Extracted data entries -
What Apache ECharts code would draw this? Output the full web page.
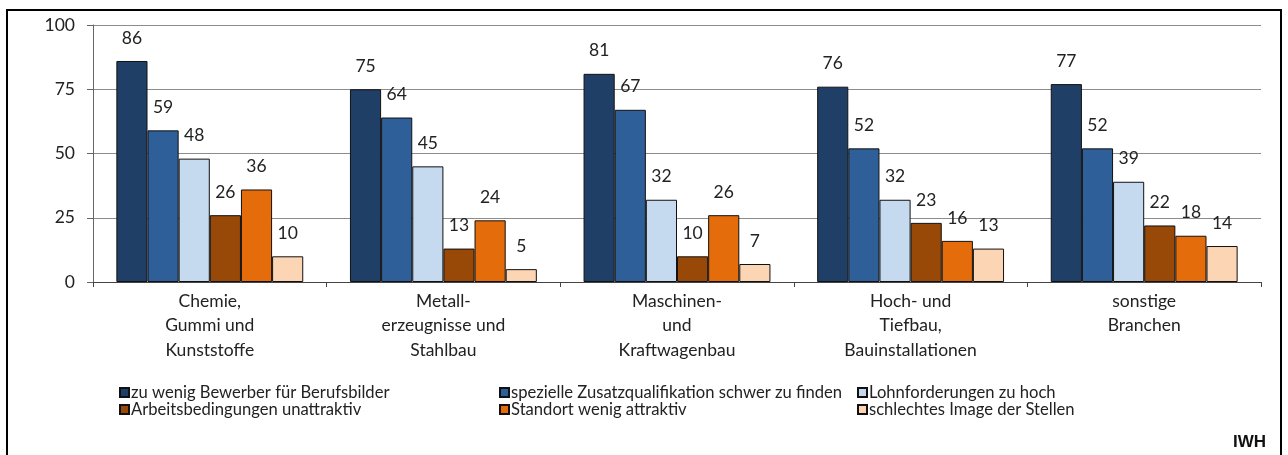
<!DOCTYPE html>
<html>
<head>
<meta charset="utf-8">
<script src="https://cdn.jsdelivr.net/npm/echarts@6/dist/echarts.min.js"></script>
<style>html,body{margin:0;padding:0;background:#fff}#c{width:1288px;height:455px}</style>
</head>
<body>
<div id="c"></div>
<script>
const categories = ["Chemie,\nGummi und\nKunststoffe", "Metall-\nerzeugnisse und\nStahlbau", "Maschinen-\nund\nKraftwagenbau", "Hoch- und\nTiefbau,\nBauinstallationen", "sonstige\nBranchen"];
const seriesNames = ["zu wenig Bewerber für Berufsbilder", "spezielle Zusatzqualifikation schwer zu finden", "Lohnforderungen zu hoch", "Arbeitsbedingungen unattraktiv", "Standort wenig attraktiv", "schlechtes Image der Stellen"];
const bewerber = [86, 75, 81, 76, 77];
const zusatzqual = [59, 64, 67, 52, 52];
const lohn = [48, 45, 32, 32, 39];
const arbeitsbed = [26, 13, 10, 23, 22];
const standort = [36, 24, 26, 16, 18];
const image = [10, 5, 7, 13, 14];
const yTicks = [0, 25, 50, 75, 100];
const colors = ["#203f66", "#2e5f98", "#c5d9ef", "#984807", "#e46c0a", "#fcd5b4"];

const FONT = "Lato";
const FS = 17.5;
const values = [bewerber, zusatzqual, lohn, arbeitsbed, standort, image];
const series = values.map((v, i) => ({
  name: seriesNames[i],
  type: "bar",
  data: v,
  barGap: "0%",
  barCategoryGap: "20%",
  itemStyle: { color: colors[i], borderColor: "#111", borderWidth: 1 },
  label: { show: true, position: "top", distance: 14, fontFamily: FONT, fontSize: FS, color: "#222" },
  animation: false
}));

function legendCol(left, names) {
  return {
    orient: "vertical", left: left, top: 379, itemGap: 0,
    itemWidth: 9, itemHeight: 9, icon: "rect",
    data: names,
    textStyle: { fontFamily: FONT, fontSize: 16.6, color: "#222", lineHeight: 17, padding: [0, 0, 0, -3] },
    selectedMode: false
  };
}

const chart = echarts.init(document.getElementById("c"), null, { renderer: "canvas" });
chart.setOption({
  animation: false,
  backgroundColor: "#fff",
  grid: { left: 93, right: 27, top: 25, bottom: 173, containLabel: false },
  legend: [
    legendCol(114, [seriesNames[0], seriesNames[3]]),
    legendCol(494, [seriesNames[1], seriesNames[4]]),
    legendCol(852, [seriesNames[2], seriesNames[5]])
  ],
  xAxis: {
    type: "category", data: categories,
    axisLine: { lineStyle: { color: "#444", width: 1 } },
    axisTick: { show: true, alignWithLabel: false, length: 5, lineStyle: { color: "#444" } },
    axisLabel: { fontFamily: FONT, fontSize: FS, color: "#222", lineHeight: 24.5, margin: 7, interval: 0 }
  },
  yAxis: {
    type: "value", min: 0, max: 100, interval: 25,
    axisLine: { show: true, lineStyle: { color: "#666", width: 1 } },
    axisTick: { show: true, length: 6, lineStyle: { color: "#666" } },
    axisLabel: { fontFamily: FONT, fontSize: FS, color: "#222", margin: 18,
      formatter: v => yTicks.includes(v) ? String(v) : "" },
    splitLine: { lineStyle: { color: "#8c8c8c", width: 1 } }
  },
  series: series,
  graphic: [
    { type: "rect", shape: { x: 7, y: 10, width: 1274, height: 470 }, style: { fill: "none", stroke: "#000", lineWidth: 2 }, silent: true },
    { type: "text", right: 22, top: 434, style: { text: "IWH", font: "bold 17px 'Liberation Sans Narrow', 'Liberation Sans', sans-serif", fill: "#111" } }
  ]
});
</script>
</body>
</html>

==

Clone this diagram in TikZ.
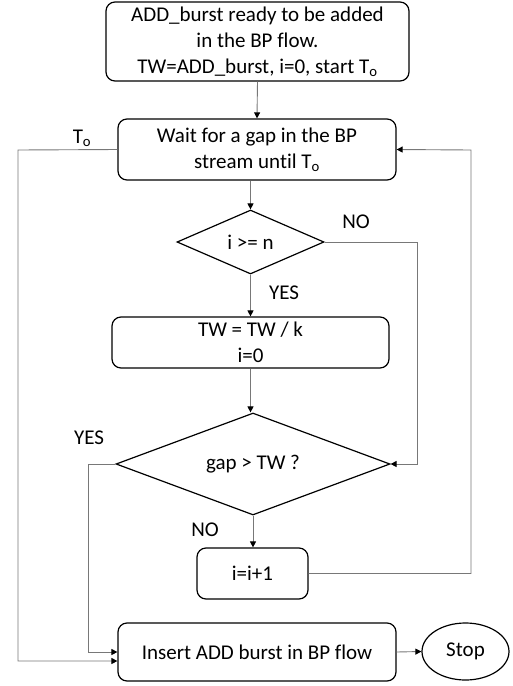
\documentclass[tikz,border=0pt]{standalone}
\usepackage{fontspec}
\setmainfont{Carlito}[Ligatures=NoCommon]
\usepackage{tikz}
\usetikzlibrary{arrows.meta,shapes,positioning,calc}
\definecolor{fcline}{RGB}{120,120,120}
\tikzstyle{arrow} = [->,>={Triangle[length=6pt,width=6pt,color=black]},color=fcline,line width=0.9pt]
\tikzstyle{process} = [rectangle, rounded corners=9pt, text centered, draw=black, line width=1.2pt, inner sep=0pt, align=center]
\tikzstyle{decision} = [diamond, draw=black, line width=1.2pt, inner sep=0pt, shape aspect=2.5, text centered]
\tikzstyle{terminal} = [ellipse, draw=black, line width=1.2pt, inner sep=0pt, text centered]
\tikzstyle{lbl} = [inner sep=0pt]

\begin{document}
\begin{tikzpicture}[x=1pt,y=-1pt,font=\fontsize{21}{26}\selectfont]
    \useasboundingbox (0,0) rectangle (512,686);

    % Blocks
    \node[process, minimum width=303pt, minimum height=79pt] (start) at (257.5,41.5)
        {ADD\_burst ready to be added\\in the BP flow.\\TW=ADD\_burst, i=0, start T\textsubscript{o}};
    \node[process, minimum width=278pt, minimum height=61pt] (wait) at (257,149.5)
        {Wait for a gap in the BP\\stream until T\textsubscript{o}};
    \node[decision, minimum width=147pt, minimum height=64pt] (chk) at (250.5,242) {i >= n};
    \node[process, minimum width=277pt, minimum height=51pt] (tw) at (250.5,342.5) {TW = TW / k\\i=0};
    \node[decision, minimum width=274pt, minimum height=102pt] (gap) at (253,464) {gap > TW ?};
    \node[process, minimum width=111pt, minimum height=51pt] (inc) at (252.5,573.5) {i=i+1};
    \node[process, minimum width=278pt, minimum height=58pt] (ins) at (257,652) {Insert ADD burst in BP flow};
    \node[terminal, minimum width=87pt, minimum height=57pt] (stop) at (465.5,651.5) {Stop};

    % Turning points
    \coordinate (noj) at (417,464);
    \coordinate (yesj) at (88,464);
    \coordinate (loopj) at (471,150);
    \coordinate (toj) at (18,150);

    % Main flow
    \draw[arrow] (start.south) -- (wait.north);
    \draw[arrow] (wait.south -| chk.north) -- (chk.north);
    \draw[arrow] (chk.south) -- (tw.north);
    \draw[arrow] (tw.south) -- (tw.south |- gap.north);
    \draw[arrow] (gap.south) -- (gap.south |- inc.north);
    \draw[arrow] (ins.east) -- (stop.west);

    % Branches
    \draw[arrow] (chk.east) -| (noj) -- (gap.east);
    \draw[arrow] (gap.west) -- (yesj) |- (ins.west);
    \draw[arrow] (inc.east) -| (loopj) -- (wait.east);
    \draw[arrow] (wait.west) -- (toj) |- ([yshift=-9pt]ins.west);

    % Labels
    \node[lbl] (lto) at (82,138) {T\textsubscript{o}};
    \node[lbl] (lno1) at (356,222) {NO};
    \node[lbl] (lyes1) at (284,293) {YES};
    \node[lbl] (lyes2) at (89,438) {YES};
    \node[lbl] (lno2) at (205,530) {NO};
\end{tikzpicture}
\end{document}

OBJECTIVE - Give the lines above again exactly, from the one containing "Clone this diagram in TikZ." to the one containing "(0,0) rectangle (512,686);", both included, but leave out the pictures.

IN RESPONSE -
Clone this diagram in TikZ.
\documentclass[tikz,border=0pt]{standalone}
\usepackage{fontspec}
\setmainfont{Carlito}[Ligatures=NoCommon]
\usepackage{tikz}
\usetikzlibrary{arrows.meta,shapes,positioning,calc}
\definecolor{fcline}{RGB}{120,120,120}
\tikzstyle{arrow} = [->,>={Triangle[length=6pt,width=6pt,color=black]},color=fcline,line width=0.9pt]
\tikzstyle{process} = [rectangle, rounded corners=9pt, text centered, draw=black, line width=1.2pt, inner sep=0pt, align=center]
\tikzstyle{decision} = [diamond, draw=black, line width=1.2pt, inner sep=0pt, shape aspect=2.5, text centered]
\tikzstyle{terminal} = [ellipse, draw=black, line width=1.2pt, inner sep=0pt, text centered]
\tikzstyle{lbl} = [inner sep=0pt]

\begin{document}
\begin{tikzpicture}[x=1pt,y=-1pt,font=\fontsize{21}{26}\selectfont]
    \useasboundingbox (0,0) rectangle (512,686);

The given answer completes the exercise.